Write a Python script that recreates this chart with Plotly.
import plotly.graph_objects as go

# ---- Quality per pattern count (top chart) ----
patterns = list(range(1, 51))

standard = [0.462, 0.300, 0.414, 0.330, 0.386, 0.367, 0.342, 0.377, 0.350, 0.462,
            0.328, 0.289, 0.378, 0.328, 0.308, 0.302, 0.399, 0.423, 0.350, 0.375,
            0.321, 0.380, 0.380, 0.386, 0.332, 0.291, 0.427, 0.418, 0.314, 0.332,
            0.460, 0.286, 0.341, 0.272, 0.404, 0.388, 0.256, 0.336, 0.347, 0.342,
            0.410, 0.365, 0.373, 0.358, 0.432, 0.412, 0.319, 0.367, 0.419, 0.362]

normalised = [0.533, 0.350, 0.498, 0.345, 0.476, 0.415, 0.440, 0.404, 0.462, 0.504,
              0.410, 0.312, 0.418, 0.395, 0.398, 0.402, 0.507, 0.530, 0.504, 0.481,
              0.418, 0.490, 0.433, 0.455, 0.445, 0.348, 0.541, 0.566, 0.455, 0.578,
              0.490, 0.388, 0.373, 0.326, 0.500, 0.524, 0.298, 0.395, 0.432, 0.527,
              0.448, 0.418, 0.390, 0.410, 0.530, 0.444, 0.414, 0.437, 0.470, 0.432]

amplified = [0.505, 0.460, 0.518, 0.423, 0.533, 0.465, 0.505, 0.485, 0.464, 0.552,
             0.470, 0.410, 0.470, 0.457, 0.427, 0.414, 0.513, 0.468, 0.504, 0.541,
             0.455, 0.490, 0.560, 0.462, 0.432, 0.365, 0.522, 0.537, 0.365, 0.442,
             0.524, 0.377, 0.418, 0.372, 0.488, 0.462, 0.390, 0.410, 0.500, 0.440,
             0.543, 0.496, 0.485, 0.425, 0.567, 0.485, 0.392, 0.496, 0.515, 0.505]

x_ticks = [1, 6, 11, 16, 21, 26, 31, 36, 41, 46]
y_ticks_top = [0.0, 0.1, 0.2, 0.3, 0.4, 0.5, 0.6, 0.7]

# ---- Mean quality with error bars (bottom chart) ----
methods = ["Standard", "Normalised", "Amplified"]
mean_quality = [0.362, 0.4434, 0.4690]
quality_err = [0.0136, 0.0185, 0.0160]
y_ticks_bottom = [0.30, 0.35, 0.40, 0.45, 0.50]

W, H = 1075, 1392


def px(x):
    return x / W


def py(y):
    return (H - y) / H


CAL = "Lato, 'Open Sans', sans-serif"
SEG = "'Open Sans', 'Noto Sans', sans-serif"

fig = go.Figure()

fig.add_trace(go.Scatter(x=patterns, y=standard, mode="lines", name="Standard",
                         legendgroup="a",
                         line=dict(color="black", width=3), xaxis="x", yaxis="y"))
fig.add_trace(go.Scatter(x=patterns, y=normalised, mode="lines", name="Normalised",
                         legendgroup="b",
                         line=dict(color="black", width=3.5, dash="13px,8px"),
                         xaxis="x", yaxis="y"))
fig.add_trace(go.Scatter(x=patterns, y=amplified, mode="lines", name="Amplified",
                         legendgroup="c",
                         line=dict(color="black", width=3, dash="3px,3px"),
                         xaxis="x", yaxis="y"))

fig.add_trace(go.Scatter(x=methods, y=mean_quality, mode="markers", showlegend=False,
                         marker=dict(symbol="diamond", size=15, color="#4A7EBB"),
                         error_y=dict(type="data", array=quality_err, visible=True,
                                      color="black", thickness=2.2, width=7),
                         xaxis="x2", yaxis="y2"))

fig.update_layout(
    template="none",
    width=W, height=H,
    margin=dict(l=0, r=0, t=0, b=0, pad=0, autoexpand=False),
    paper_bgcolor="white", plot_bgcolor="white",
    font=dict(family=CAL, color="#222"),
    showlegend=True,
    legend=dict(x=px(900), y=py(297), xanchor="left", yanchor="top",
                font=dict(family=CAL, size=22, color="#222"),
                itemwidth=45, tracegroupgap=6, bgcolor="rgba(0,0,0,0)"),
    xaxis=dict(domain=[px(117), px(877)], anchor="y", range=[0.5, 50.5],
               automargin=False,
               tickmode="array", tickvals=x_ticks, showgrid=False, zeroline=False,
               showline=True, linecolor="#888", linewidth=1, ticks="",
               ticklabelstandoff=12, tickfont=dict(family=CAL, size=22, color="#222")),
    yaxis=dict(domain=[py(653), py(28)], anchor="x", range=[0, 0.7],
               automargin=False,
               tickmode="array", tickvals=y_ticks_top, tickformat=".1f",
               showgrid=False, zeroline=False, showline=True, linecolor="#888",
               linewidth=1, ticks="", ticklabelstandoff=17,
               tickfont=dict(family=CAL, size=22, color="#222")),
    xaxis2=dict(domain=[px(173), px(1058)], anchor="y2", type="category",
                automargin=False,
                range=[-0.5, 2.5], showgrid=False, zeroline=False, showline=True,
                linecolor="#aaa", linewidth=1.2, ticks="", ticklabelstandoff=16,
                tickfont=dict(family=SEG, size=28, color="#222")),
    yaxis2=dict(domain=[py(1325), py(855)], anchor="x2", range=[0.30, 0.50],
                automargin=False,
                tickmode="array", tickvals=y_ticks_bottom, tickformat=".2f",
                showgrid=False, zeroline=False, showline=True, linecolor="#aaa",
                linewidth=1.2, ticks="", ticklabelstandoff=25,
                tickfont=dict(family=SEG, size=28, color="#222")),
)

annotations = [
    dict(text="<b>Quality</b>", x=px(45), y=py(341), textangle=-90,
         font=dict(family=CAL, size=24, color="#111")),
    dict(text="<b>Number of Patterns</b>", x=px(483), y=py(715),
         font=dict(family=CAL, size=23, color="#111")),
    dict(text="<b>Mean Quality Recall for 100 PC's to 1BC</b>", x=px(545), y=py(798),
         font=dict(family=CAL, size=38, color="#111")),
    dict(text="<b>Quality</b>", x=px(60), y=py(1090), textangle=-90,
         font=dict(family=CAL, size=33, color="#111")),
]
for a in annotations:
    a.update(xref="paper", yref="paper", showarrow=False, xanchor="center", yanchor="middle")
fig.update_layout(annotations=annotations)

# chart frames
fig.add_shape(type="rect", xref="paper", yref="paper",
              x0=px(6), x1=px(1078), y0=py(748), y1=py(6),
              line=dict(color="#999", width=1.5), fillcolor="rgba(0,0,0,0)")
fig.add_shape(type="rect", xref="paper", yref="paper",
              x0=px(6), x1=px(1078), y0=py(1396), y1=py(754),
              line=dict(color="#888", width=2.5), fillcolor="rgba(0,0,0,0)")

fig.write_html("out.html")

· · ·

From the first line of the listing above to the line with "0.437, 0.470, 0.432]", please transcribe each line exactly, both ends included, and nothing beyond that.

Write a Python script that recreates this chart with Plotly.
import plotly.graph_objects as go

# ---- Quality per pattern count (top chart) ----
patterns = list(range(1, 51))

standard = [0.462, 0.300, 0.414, 0.330, 0.386, 0.367, 0.342, 0.377, 0.350, 0.462,
            0.328, 0.289, 0.378, 0.328, 0.308, 0.302, 0.399, 0.423, 0.350, 0.375,
            0.321, 0.380, 0.380, 0.386, 0.332, 0.291, 0.427, 0.418, 0.314, 0.332,
            0.460, 0.286, 0.341, 0.272, 0.404, 0.388, 0.256, 0.336, 0.347, 0.342,
            0.410, 0.365, 0.373, 0.358, 0.432, 0.412, 0.319, 0.367, 0.419, 0.362]

normalised = [0.533, 0.350, 0.498, 0.345, 0.476, 0.415, 0.440, 0.404, 0.462, 0.504,
              0.410, 0.312, 0.418, 0.395, 0.398, 0.402, 0.507, 0.530, 0.504, 0.481,
              0.418, 0.490, 0.433, 0.455, 0.445, 0.348, 0.541, 0.566, 0.455, 0.578,
              0.490, 0.388, 0.373, 0.326, 0.500, 0.524, 0.298, 0.395, 0.432, 0.527,
              0.448, 0.418, 0.390, 0.410, 0.530, 0.444, 0.414, 0.437, 0.470, 0.432]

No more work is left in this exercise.